On Tue, 16 Aug 2022, 08:20 Steven Pemberton, <steven.pemberton@cwi.nl>
wrote:

>  > If this hasn't been written up anywhere, it would be great as a very
> short paper. :)
> Any suggestion of where it would be suitable to submit to?
>
> BTW, one extra nice tidbit: the bytes of a Unicode character are just a
> base64-encoding of its codepoint. Each byte is one digit, and the value of
> each digit is just its position in its range. So for instance #C1 is in
> the
> range [#C0-#DF], and so has value 1.
>
>  > Do you have a separate check for the illegal characters?
>
> I don't, and I wouldn't know what to do with one either. I don't have a
> check for a string beginning with a continuation byte either.
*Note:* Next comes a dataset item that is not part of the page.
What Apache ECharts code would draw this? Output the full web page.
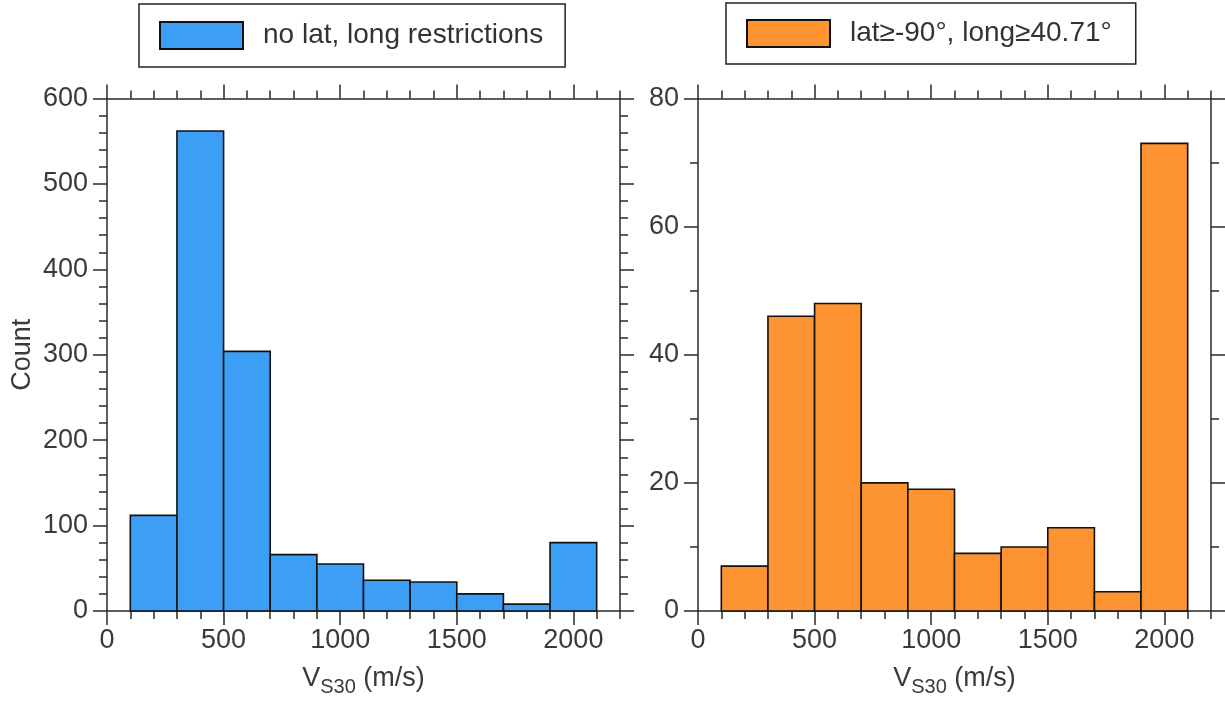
<!DOCTYPE html>
<html>
<head>
<meta charset="utf-8">
<script src="https://cdn.jsdelivr.net/npm/echarts@6/dist/echarts.min.js"></script>
<style>
  html, body { margin: 0; padding: 0; background: #fff; }
  #chart { width: 1225px; height: 702px; }
</style>
</head>
<body>
<div id="chart"></div>
<script>
// Histogram bins (m/s)
const binLow  = [100, 300, 500, 700, 900, 1100, 1300, 1500, 1700, 1900];
const binHigh = [300, 500, 700, 900, 1100, 1300, 1500, 1700, 1900, 2100];

// Counts per bin
const countsAll = [112, 562, 304, 66, 55, 36, 34, 20, 8, 80];
const countsRestricted = [7, 46, 48, 20, 19, 9, 10, 13, 3, 73];

const seriesNames = ['no lat, long restrictions', 'lat\u2265-90\u00b0, long\u226540.71\u00b0'];
const xMajorTicks = [0, 500, 1000, 1500, 2000];
const yMajorTicksAll = [0, 100, 200, 300, 400, 500, 600];
const yMajorTicksRestricted = [0, 20, 40, 60, 80];

const FONT = 'Liberation Sans, Arial, sans-serif';
const AXIS_COLOR = '#2a2a2a';
const TEXT_COLOR = '#3a3a3a';

function histData(counts) {
  return counts.map((c, i) => [binLow[i], binHigh[i], c]);
}

function renderBin(params, api) {
  const p0 = api.coord([api.value(0), api.value(2)]);
  const p1 = api.coord([api.value(1), 0]);
  return {
    type: 'rect',
    shape: { x: p0[0], y: p0[1], width: p1[0] - p0[0], height: p1[1] - p0[1] },
    style: api.style()
  };
}

const plainNumber = v => String(v);
const tickLine = { color: AXIS_COLOR, width: 1.5 };

// Each side of a frame: one axis with the line and short ticks, one with long ticks (+ labels)
function sideAxes(kind, gridIndex, pos, max, minorStep, majorValues, labelled, nameOpts) {
  const base = {
    type: 'value', gridIndex: gridIndex, position: pos,
    min: 0, max: max, interval: minorStep,
    splitLine: { show: false }
  };
  const minor = Object.assign({}, base, {
    axisLine: { show: true, onZero: false, lineStyle: tickLine },
    axisTick: { show: true, inside: false, length: 8, lineStyle: tickLine },
    axisLabel: { show: false }
  });
  const major = Object.assign({}, base, {
    axisLine: { show: false, onZero: false },
    axisTick: { show: true, inside: false, length: 14, customValues: majorValues, lineStyle: tickLine },
    axisLabel: {
      show: labelled, customValues: majorValues, formatter: plainNumber,
      margin: kind === 'x' ? 16 : 19,
      fontSize: 27, color: TEXT_COLOR, fontFamily: FONT
    }
  }, nameOpts || {});
  return [minor, major];
}

const xTitle = {
  name: '{v|V}{s|S30}{v| (m/s)}',
  nameLocation: 'middle',
  nameGap: 54,
  nameTextStyle: {
    rich: {
      v: { fontSize: 27, color: TEXT_COLOR, fontFamily: FONT, padding: [0, 0, 5, 0] },
      s: { fontSize: 20, color: TEXT_COLOR, fontFamily: FONT, verticalAlign: 'bottom' }
    }
  }
};

const yTitle = {
  name: 'Count',
  nameLocation: 'middle',
  nameGap: 71,
  nameTextStyle: { fontSize: 27, color: TEXT_COLOR, fontFamily: FONT }
};

const xAxis = [].concat(
  sideAxes('x', 0, 'bottom', 2200, 100, xMajorTicks, true, xTitle),   // 0,1
  sideAxes('x', 0, 'top', 2200, 100, xMajorTicks, false),             // 2,3
  sideAxes('x', 1, 'bottom', 2200, 100, xMajorTicks, true, xTitle),   // 4,5
  sideAxes('x', 1, 'top', 2200, 100, xMajorTicks, false)              // 6,7
);

const yAxis = [].concat(
  sideAxes('y', 0, 'left', 600, 20, yMajorTicksAll, true, yTitle),      // 0,1
  sideAxes('y', 0, 'right', 600, 20, yMajorTicksAll, false),            // 2,3
  sideAxes('y', 1, 'left', 80, 10, yMajorTicksRestricted, true),        // 4,5
  sideAxes('y', 1, 'right', 80, 10, yMajorTicksRestricted, false)       // 6,7
);

const legendCommon = {
  orient: 'horizontal',
  itemWidth: 83,
  itemHeight: 27,
  itemGap: 0,
  icon: 'rect',
  borderColor: '#222',
  borderWidth: 1.5,
  backgroundColor: '#fff',
  textStyle: { fontSize: 28, color: '#333', fontFamily: FONT, padding: [0, 0, 0, 15] },
  selectedMode: false
};

const option = {
  backgroundColor: '#ffffff',
  animation: false,
  grid: [
    { left: 107, top: 98.5, width: 513, height: 513 },
    { left: 698, top: 98.5, width: 513, height: 513 }
  ],
  legend: [
    Object.assign({}, legendCommon, {
      data: [seriesNames[0]], left: 139, top: 4, padding: [17, 22, 17, 20]
    }),
    Object.assign({}, legendCommon, {
      data: [seriesNames[1]], left: 726, top: 3, padding: [16, 24, 16, 20]
    })
  ],
  xAxis: xAxis,
  yAxis: yAxis,
  series: [
    {
      name: seriesNames[0],
      type: 'custom',
      xAxisIndex: 0, yAxisIndex: 0,
      renderItem: renderBin,
      encode: { x: [0, 1], y: 2 },
      itemStyle: { color: '#3d9ef5', borderColor: '#111', borderWidth: 1.6 },
      data: histData(countsAll)
    },
    {
      name: seriesNames[1],
      type: 'custom',
      xAxisIndex: 4, yAxisIndex: 4,
      renderItem: renderBin,
      encode: { x: [0, 1], y: 2 },
      itemStyle: { color: '#fe9332', borderColor: '#111', borderWidth: 1.6 },
      data: histData(countsRestricted)
    }
  ]
};

const chart = echarts.init(document.getElementById('chart'), null, { renderer: 'canvas' });
chart.setOption(option);
</script>
</body>
</html>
I just
> assume
> the stream is already good.
>
>  > P.S. I'd love to see the Unicode classes
>
> https://www.fileformat.info/info/unicode/category/index.htm
>
>  > (and generally, the entire ABC implementation) when you have a chance.
>
> Actually this whole exercise resulted from you asking for the sources, and
> me tidying them up for release... Give me a day or so.
>
> Best wishes,
>
> Steven
>
>  >
>  >
>  > On 8/15/22 5:39 PM, Steven Pemberton wrote:
>  > > It is now live.
>  > > I haven't yet updated the Unicode character classes though.
>  > >
>  > > Steven
>  > >
>  > > On Monday 15 August 2022 18:07:44 (+02:00), Steven Pemberton wrote:
>  > >
>  > > > A weird thing happened yesterday, quite unexpected (to me): I got
> ixampl working with Unicode characters.
>  > > > I'd never thought it possible, because ABC has only 8 bit
> characters, and they are atomic: no bit operations, no conversion
> functions, and UTF-8 is always described in terms of bit patterns.
>  > > >
>  > > > And then yesterday, I had a brainwave. There are only 256 bytes.
> 128
> of them are ASCII, and they just represent themselves (that's the reason
> UTF-8 exists).
>  > > >
>  > > > Of the other non-ASCII characters, they all play a single role in
> any UTF-8 string:
>  > > >
>  > > > [#C0-#DF] are leading bytes of a 2 byte character
>  > > > [#E0-#EF] are leading bytes of a 3 byte character
>  > > > [#F0-#F7] are leading bytes of a 4 byte character.
>  > > > [#80-#BF] are continuation bytes of the multibyte characters,
>  > > > and [#F8-#FF] are illegal.
>  > > >
>  > > > What this meant was that I could make a 256 long byte array, start,
> where each entry describes that role: 0 for continuations, 1 for ASCII, 2
> for leading byte of 2 byte characters and so on for 3 and 4.
>  > > >
>  > > > In ABC the | operator delivers the first n bytes of a string
>  > > >
>  > > > "dishonest" | 4 = "dish"
>  > > >
>  > > > so to extract the next Unicode character from a string s, all I
> have
> to do is
>  > > >
>  > > > s|start[s|1]
>  > > >
>  > > > Bingo!
>  > > >
>  > > > The new ixml is not online yet: just running the regression tests.
>  > > >
>  > > > Steven
>  > > >
>  > > >
>  > >
>  >
>  >
>
>

Received on Wednesday, 17 August 2022 21:55:22 UTC